▸ **GOAL**:
Give the data again exactly as written, skipping any pictures.

▸ **SUPPLIED DATA**:

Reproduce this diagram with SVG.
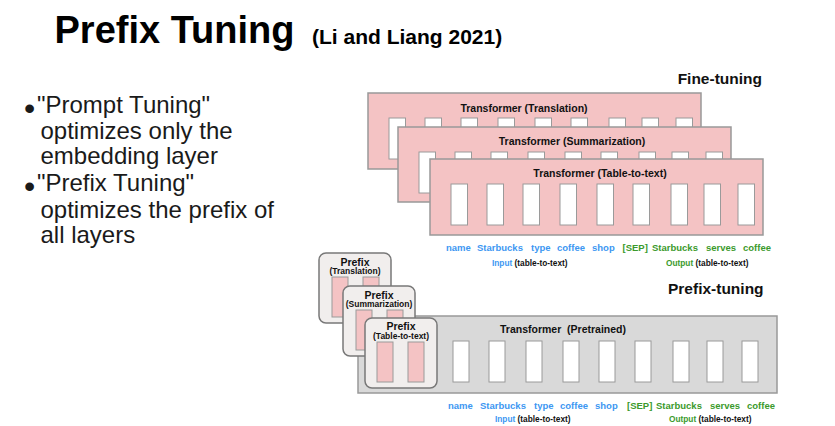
<svg xmlns="http://www.w3.org/2000/svg" width="835" height="426" viewBox="0 0 835 426">
<style>
text{font-family:"Liberation Sans",Arial,sans-serif}
.b{font-weight:bold}
.tb{fill:#f4c3c4;stroke:#999;stroke-width:1.5}
.cell{fill:#fff;stroke:#9a9a9a;stroke-width:1}
.gb{fill:#d9d9d9;stroke:#999;stroke-width:1.5}
.pb{fill:#f1eeed;stroke:#787878;stroke-width:1.5}
.pc{fill:#f4c3c4;stroke:#9a9a9a;stroke-width:1}
.tt{font-size:10.5px;font-weight:bold;fill:#111;text-anchor:middle;white-space:pre}
.pt{font-size:10.5px;font-weight:bold;fill:#111;text-anchor:middle}
.ps{font-size:8.5px;font-weight:bold;fill:#111;text-anchor:middle}
.tok{font-size:9.5px;font-weight:bold}
.blue{fill:#3d97f2}
.green{fill:#3b9a2c}
.sm{font-size:8.3px;font-weight:bold;fill:#111}
.hd{font-size:15.5px;font-weight:bold;fill:#111}
.bl{font-size:24px;fill:#1a1a1a}
.dot{font-size:32px;fill:#1a1a1a}
</style>

<g id="title">
<text x="54.5" y="43" class="b" font-size="38" fill="#000">Prefix Tuning</text>
<text x="312" y="44" class="b" font-size="21" fill="#000">(Li and Liang 2021)</text>
</g>

<g id="bullets">
<text x="24" y="118.5" class="dot">•</text>
<text x="37" y="112.7" class="bl">"Prompt Tuning"</text>
<text x="40.5" y="138.5" class="bl">optimizes only the</text>
<text x="40.5" y="164" class="bl">embedding layer</text>
<text x="24" y="196.5" class="dot">•</text>
<text x="37" y="191" class="bl">"Prefix Tuning"</text>
<text x="40.5" y="217.5" class="bl">optimizes the prefix of</text>
<text x="40.5" y="243" class="bl">all layers</text>
</g>

<defs>
<g id="cells">
<rect x="21" y="25" width="16.5" height="41" class="cell"/>
<rect x="57" y="25" width="16.5" height="41" class="cell"/>
<rect x="93" y="25" width="16.5" height="41" class="cell"/>
<rect x="130" y="25" width="16.5" height="41" class="cell"/>
<rect x="167" y="25" width="16.5" height="41" class="cell"/>
<rect x="203" y="25" width="16.5" height="41" class="cell"/>
<rect x="241" y="25" width="16.5" height="41" class="cell"/>
<rect x="274" y="25" width="16.5" height="41" class="cell"/>
<rect x="308" y="25" width="16.5" height="41" class="cell"/>
</g>
</defs>

<text x="762" y="84" class="hd" text-anchor="end">Fine-tuning</text>

<g id="ft-translation">
<rect x="368" y="93" width="333" height="76" class="tb"/>
<use href="#cells" x="368" y="93"/>
<text x="524" y="111.5" class="tt">Transformer (Translation)</text>
</g>
<g id="ft-summarization">
<rect x="398" y="127" width="333" height="75" class="tb"/>
<use href="#cells" x="398" y="127"/>
<text x="572" y="144.5" class="tt">Transformer (Summarization)</text>
</g>
<g id="ft-table">
<rect x="430" y="159" width="333" height="76" class="tb"/>
<use href="#cells" x="430" y="159"/>
<text x="600" y="177" class="tt">Transformer (Table-to-text)</text>
</g>

<g id="ft-labels">
<text y="250.5" class="tok blue"><tspan x="446">name</tspan><tspan x="477">Starbucks</tspan><tspan x="531">type</tspan><tspan x="557">coffee</tspan><tspan x="592">shop</tspan></text>
<text y="250.5" class="tok green"><tspan x="622.5">[SEP]</tspan><tspan x="652">Starbucks</tspan><tspan x="706">serves</tspan><tspan x="743">coffee</tspan></text>
<text x="492" y="266" class="sm"><tspan class="blue">Input</tspan> (table-to-text)</text>
<text x="666" y="266" class="sm"><tspan class="green">Output</tspan> (table-to-text)</text>
</g>

<text x="668" y="294" class="hd">Prefix-tuning</text>

<g id="pt-transformer">
<rect x="358" y="316" width="419" height="77" class="gb"/>
<rect x="453" y="341" width="16" height="41" class="cell"/>
<rect x="489" y="341" width="16" height="41" class="cell"/>
<rect x="526" y="341" width="16" height="41" class="cell"/>
<rect x="563" y="341" width="16" height="41" class="cell"/>
<rect x="599" y="341" width="16" height="41" class="cell"/>
<rect x="635" y="341" width="16" height="41" class="cell"/>
<rect x="673" y="341" width="16" height="41" class="cell"/>
<rect x="707" y="341" width="16" height="41" class="cell"/>
<rect x="742" y="341" width="16" height="41" class="cell"/>
<text x="563" y="333" class="tt">Transformer  (Pretrained)</text>
</g>

<g id="prefix-translation">
<rect x="319" y="253" width="72" height="70" rx="7" class="pb"/>
<rect x="332" y="277" width="16" height="40" class="pc"/>
<rect x="363" y="277" width="16" height="40" class="pc"/>
<text x="355" y="265.5" class="pt">Prefix</text>
<text x="355" y="274" class="ps">(Translation)</text>
</g>
<g id="prefix-summarization">
<rect x="343" y="286" width="72" height="70" rx="7" class="pb"/>
<rect x="356" y="310" width="16" height="40" class="pc"/>
<rect x="387" y="310" width="16" height="40" class="pc"/>
<text x="379" y="298.5" class="pt">Prefix</text>
<text x="379" y="307" class="ps">(Summarization)</text>
</g>
<g id="prefix-table">
<rect x="365" y="318" width="72" height="70" rx="7" class="pb"/>
<rect x="377" y="342" width="16" height="40" class="pc"/>
<rect x="408" y="342" width="16" height="40" class="pc"/>
<text x="401" y="330" class="pt">Prefix</text>
<text x="401" y="338.5" class="ps">(Table-to-text)</text>
</g>

<g id="pt-labels">
<text y="409" class="tok blue"><tspan x="448">name</tspan><tspan x="480">Starbucks</tspan><tspan x="534">type</tspan><tspan x="560">coffee</tspan><tspan x="595">shop</tspan></text>
<text y="409" class="tok green"><tspan x="627">[SEP]</tspan><tspan x="656">Starbucks</tspan><tspan x="710">serves</tspan><tspan x="747">coffee</tspan></text>
<text x="495" y="422" class="sm"><tspan class="blue">Input</tspan> (table-to-text)</text>
<text x="669" y="422" class="sm"><tspan class="green">Output</tspan> (table-to-text)</text>
</g>

<g id="connectors"></g>
</svg>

▸ **ANSWER TO THIS PROBLEM**:
Reproduce this diagram with SVG.
<svg xmlns="http://www.w3.org/2000/svg" width="835" height="426" viewBox="0 0 835 426">
<style>
text{font-family:"Liberation Sans",Arial,sans-serif}
.b{font-weight:bold}
.tb{fill:#f4c3c4;stroke:#999;stroke-width:1.5}
.cell{fill:#fff;stroke:#9a9a9a;stroke-width:1}
.gb{fill:#d9d9d9;stroke:#999;stroke-width:1.5}
.pb{fill:#f1eeed;stroke:#787878;stroke-width:1.5}
.pc{fill:#f4c3c4;stroke:#9a9a9a;stroke-width:1}
.tt{font-size:10.5px;font-weight:bold;fill:#111;text-anchor:middle;white-space:pre}
.pt{font-size:10.5px;font-weight:bold;fill:#111;text-anchor:middle}
.ps{font-size:8.5px;font-weight:bold;fill:#111;text-anchor:middle}
.tok{font-size:9.5px;font-weight:bold}
.blue{fill:#3d97f2}
.green{fill:#3b9a2c}
.sm{font-size:8.3px;font-weight:bold;fill:#111}
.hd{font-size:15.5px;font-weight:bold;fill:#111}
.bl{font-size:24px;fill:#1a1a1a}
.dot{font-size:32px;fill:#1a1a1a}
</style>

<g id="title">
<text x="54.5" y="43" class="b" font-size="38" fill="#000">Prefix Tuning</text>
<text x="312" y="44" class="b" font-size="21" fill="#000">(Li and Liang 2021)</text>
</g>

<g id="bullets">
<text x="24" y="118.5" class="dot">•</text>
<text x="37" y="112.7" class="bl">"Prompt Tuning"</text>
<text x="40.5" y="138.5" class="bl">optimizes only the</text>
<text x="40.5" y="164" class="bl">embedding layer</text>
<text x="24" y="196.5" class="dot">•</text>
<text x="37" y="191" class="bl">"Prefix Tuning"</text>
<text x="40.5" y="217.5" class="bl">optimizes the prefix of</text>
<text x="40.5" y="243" class="bl">all layers</text>
</g>

<defs>
<g id="cells">
<rect x="21" y="25" width="16.5" height="41" class="cell"/>
<rect x="57" y="25" width="16.5" height="41" class="cell"/>
<rect x="93" y="25" width="16.5" height="41" class="cell"/>
<rect x="130" y="25" width="16.5" height="41" class="cell"/>
<rect x="167" y="25" width="16.5" height="41" class="cell"/>
<rect x="203" y="25" width="16.5" height="41" class="cell"/>
<rect x="241" y="25" width="16.5" height="41" class="cell"/>
<rect x="274" y="25" width="16.5" height="41" class="cell"/>
<rect x="308" y="25" width="16.5" height="41" class="cell"/>
</g>
</defs>

<text x="762" y="84" class="hd" text-anchor="end">Fine-tuning</text>

<g id="ft-translation">
<rect x="368" y="93" width="333" height="76" class="tb"/>
<use href="#cells" x="368" y="93"/>
<text x="524" y="111.5" class="tt">Transformer (Translation)</text>
</g>
<g id="ft-summarization">
<rect x="398" y="127" width="333" height="75" class="tb"/>
<use href="#cells" x="398" y="127"/>
<text x="572" y="144.5" class="tt">Transformer (Summarization)</text>
</g>
<g id="ft-table">
<rect x="430" y="159" width="333" height="76" class="tb"/>
<use href="#cells" x="430" y="159"/>
<text x="600" y="177" class="tt">Transformer (Table-to-text)</text>
</g>

<g id="ft-labels">
<text y="250.5" class="tok blue"><tspan x="446">name</tspan><tspan x="477">Starbucks</tspan><tspan x="531">type</tspan><tspan x="557">coffee</tspan><tspan x="592">shop</tspan></text>
<text y="250.5" class="tok green"><tspan x="622.5">[SEP]</tspan><tspan x="652">Starbucks</tspan><tspan x="706">serves</tspan><tspan x="743">coffee</tspan></text>
<text x="492" y="266" class="sm"><tspan class="blue">Input</tspan> (table-to-text)</text>
<text x="666" y="266" class="sm"><tspan class="green">Output</tspan> (table-to-text)</text>
</g>

<text x="668" y="294" class="hd">Prefix-tuning</text>

<g id="pt-transformer">
<rect x="358" y="316" width="419" height="77" class="gb"/>
<rect x="453" y="341" width="16" height="41" class="cell"/>
<rect x="489" y="341" width="16" height="41" class="cell"/>
<rect x="526" y="341" width="16" height="41" class="cell"/>
<rect x="563" y="341" width="16" height="41" class="cell"/>
<rect x="599" y="341" width="16" height="41" class="cell"/>
<rect x="635" y="341" width="16" height="41" class="cell"/>
<rect x="673" y="341" width="16" height="41" class="cell"/>
<rect x="707" y="341" width="16" height="41" class="cell"/>
<rect x="742" y="341" width="16" height="41" class="cell"/>
<text x="563" y="333" class="tt">Transformer  (Pretrained)</text>
</g>

<g id="prefix-translation">
<rect x="319" y="253" width="72" height="70" rx="7" class="pb"/>
<rect x="332" y="277" width="16" height="40" class="pc"/>
<rect x="363" y="277" width="16" height="40" class="pc"/>
<text x="355" y="265.5" class="pt">Prefix</text>
<text x="355" y="274" class="ps">(Translation)</text>
</g>
<g id="prefix-summarization">
<rect x="343" y="286" width="72" height="70" rx="7" class="pb"/>
<rect x="356" y="310" width="16" height="40" class="pc"/>
<rect x="387" y="310" width="16" height="40" class="pc"/>
<text x="379" y="298.5" class="pt">Prefix</text>
<text x="379" y="307" class="ps">(Summarization)</text>
</g>
<g id="prefix-table">
<rect x="365" y="318" width="72" height="70" rx="7" class="pb"/>
<rect x="377" y="342" width="16" height="40" class="pc"/>
<rect x="408" y="342" width="16" height="40" class="pc"/>
<text x="401" y="330" class="pt">Prefix</text>
<text x="401" y="338.5" class="ps">(Table-to-text)</text>
</g>

<g id="pt-labels">
<text y="409" class="tok blue"><tspan x="448">name</tspan><tspan x="480">Starbucks</tspan><tspan x="534">type</tspan><tspan x="560">coffee</tspan><tspan x="595">shop</tspan></text>
<text y="409" class="tok green"><tspan x="627">[SEP]</tspan><tspan x="656">Starbucks</tspan><tspan x="710">serves</tspan><tspan x="747">coffee</tspan></text>
<text x="495" y="422" class="sm"><tspan class="blue">Input</tspan> (table-to-text)</text>
<text x="669" y="422" class="sm"><tspan class="green">Output</tspan> (table-to-text)</text>
</g>

<g id="connectors"></g>
</svg>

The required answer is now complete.